Among the proposed changes sits an amalgamation between the Cootamundra LAC and its counterpart in Wagga.
Residents in Cootamundra have already expressed concerns about the possible merger.
“If Coota and Wagga LACs are forced to amalgamate, we all know the towns will be without police officers for long periods of time,” former Cootamundra man Al Smith said.
“They’ll be needed in Wagga to tackle the shortage of numbers and crime fighting.”
Mr Smith believed combining the commands would leave towns and villages unmanned, resulting in longer response times.
It comes months after NSW Deputy Commissioner Gary Worboys initiated a state-wide ‘re-engineering’ study of police services and officer distribution in May.
Mr Worboys confirmed at the time that ‘new enforcement squads will be deployed to police regional areas’ and ‘work out of hubs’.
“The enforcement squads are really around prevention and disruption which then will hopefully decrease the workload for the uniformed police and the other police,” he said at the time.

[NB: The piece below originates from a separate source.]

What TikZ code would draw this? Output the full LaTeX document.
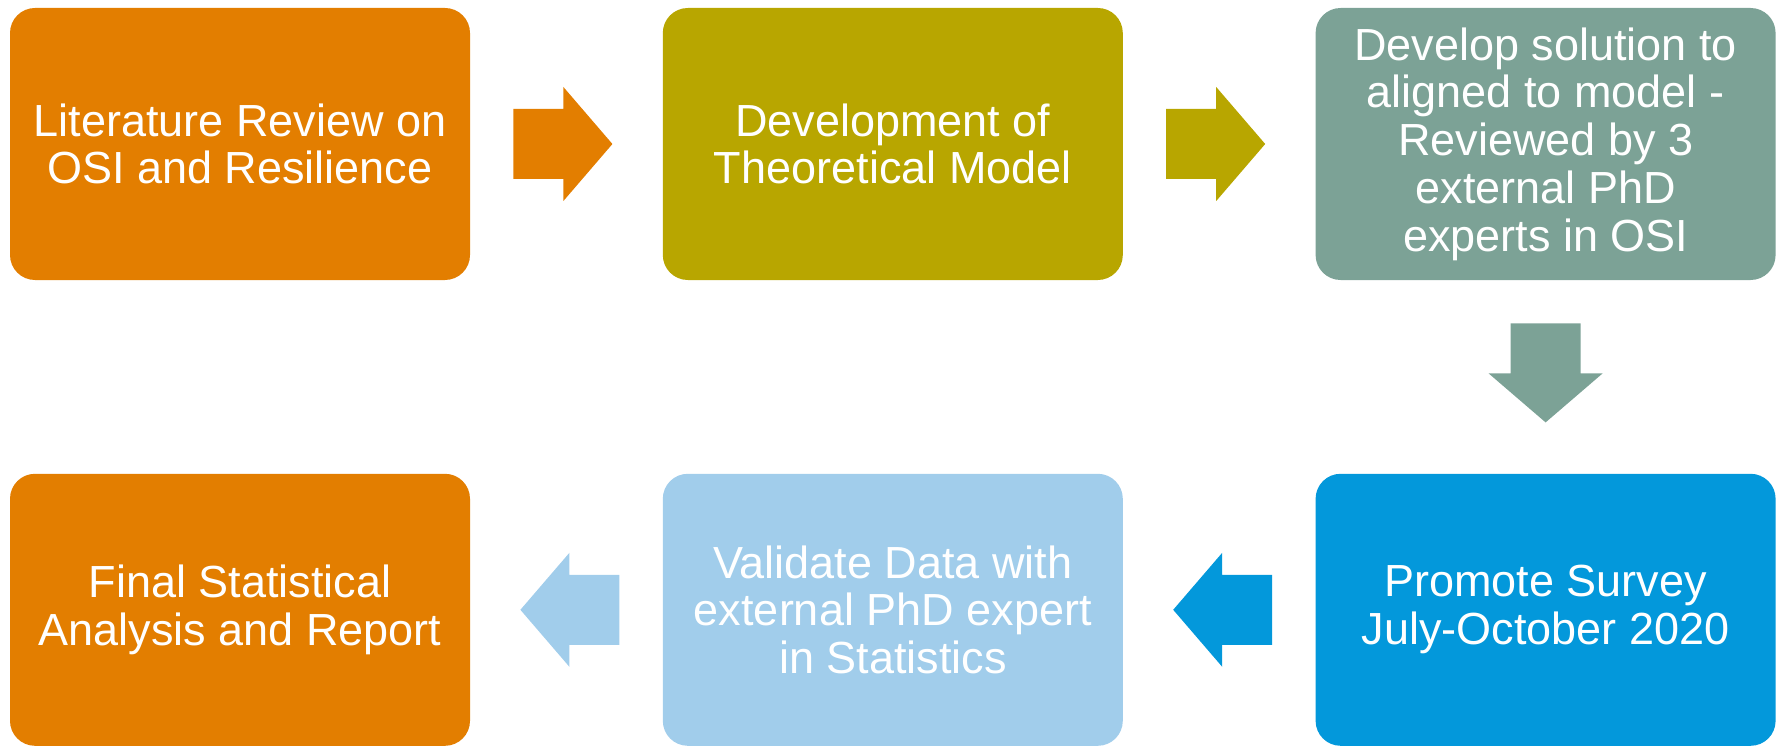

The suggestion prompted Shooters, Fishers and Farmers candidate Matthew Stadtmiller to accuse the government of setting out to forcibly amalgamate the two police centres.
However, Nationals Party candidate Stephanie Cooke described such views as the result of scaremongering.
Shadow Police Minister Guy Zangari has demanded answers from his counterpart, Troy Grant.
“The Minister for Police needs to end the speculation,” he said.
“He must come out and reassure communities by releasing information indicating which LACs will be closed or amalgamated and detail how many extra frontline police officers each local area command is going to receive.”